Work to be completed:
Filter these entries so that only lines with the word "this" remain.

Data rows:
* * *

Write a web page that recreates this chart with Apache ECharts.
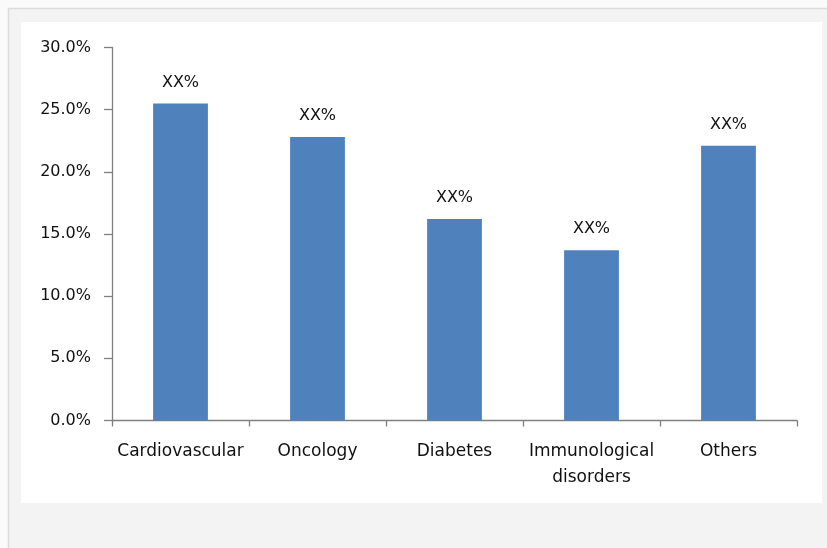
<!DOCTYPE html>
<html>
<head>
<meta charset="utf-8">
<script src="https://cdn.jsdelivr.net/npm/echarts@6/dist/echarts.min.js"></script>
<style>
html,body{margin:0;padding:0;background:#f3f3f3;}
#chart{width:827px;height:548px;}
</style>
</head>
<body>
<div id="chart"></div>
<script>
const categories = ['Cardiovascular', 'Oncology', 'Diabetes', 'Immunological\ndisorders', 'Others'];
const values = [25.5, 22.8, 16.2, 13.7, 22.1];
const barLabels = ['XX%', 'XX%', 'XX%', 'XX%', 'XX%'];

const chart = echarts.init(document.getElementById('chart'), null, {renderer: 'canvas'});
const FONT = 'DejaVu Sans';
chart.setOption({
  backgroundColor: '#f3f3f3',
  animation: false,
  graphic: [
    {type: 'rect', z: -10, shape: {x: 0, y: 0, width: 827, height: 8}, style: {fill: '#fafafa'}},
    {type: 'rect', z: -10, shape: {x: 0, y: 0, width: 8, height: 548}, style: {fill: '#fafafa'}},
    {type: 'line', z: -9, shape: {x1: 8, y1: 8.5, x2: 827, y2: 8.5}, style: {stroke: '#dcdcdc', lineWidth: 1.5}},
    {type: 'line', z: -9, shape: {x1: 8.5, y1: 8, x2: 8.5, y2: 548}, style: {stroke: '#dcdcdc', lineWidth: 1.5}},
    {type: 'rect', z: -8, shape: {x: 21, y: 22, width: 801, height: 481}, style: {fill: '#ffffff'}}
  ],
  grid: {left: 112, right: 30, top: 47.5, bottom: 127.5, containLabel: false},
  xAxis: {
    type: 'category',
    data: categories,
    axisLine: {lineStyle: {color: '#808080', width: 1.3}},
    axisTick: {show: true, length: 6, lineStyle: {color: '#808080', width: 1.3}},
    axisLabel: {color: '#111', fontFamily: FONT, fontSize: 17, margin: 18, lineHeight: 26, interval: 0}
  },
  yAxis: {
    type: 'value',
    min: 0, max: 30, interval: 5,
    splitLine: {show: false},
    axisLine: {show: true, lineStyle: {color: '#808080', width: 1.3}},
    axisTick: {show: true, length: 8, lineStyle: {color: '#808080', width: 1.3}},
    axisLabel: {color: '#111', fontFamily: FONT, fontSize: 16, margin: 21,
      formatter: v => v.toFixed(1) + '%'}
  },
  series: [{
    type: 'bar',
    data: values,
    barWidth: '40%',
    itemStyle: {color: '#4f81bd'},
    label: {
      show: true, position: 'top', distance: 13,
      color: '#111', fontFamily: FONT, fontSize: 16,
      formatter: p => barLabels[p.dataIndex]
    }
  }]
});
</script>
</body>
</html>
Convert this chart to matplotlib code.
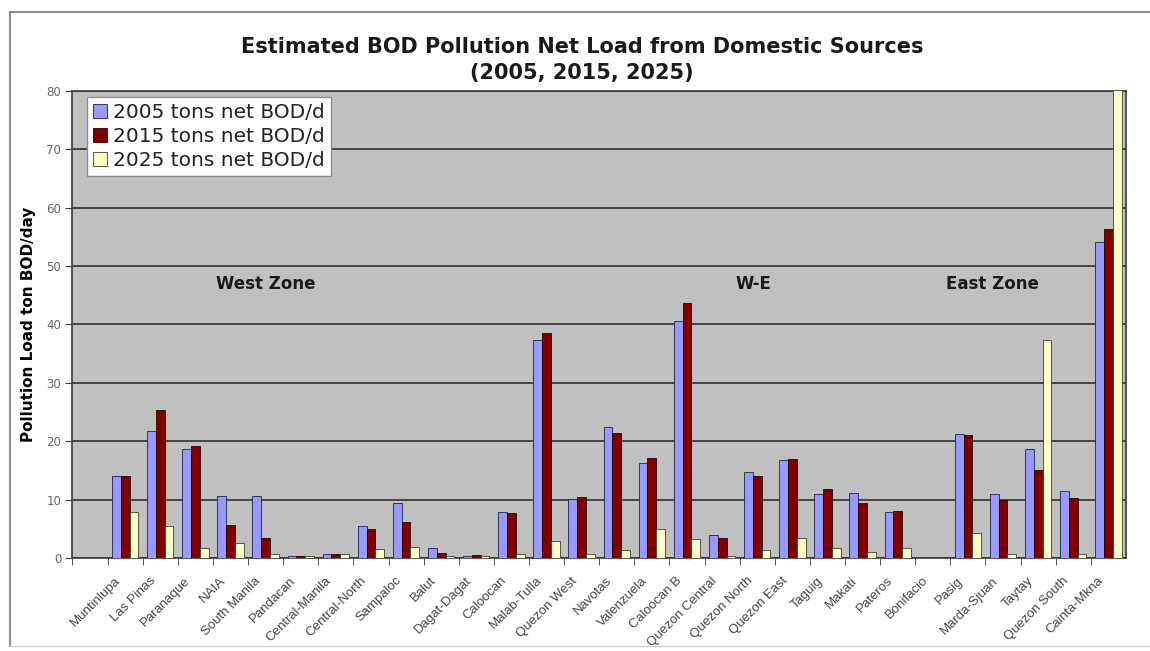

* * *

The completed task:
Write a web page that recreates this chart with Apache ECharts.
Convert this chart to matplotlib code.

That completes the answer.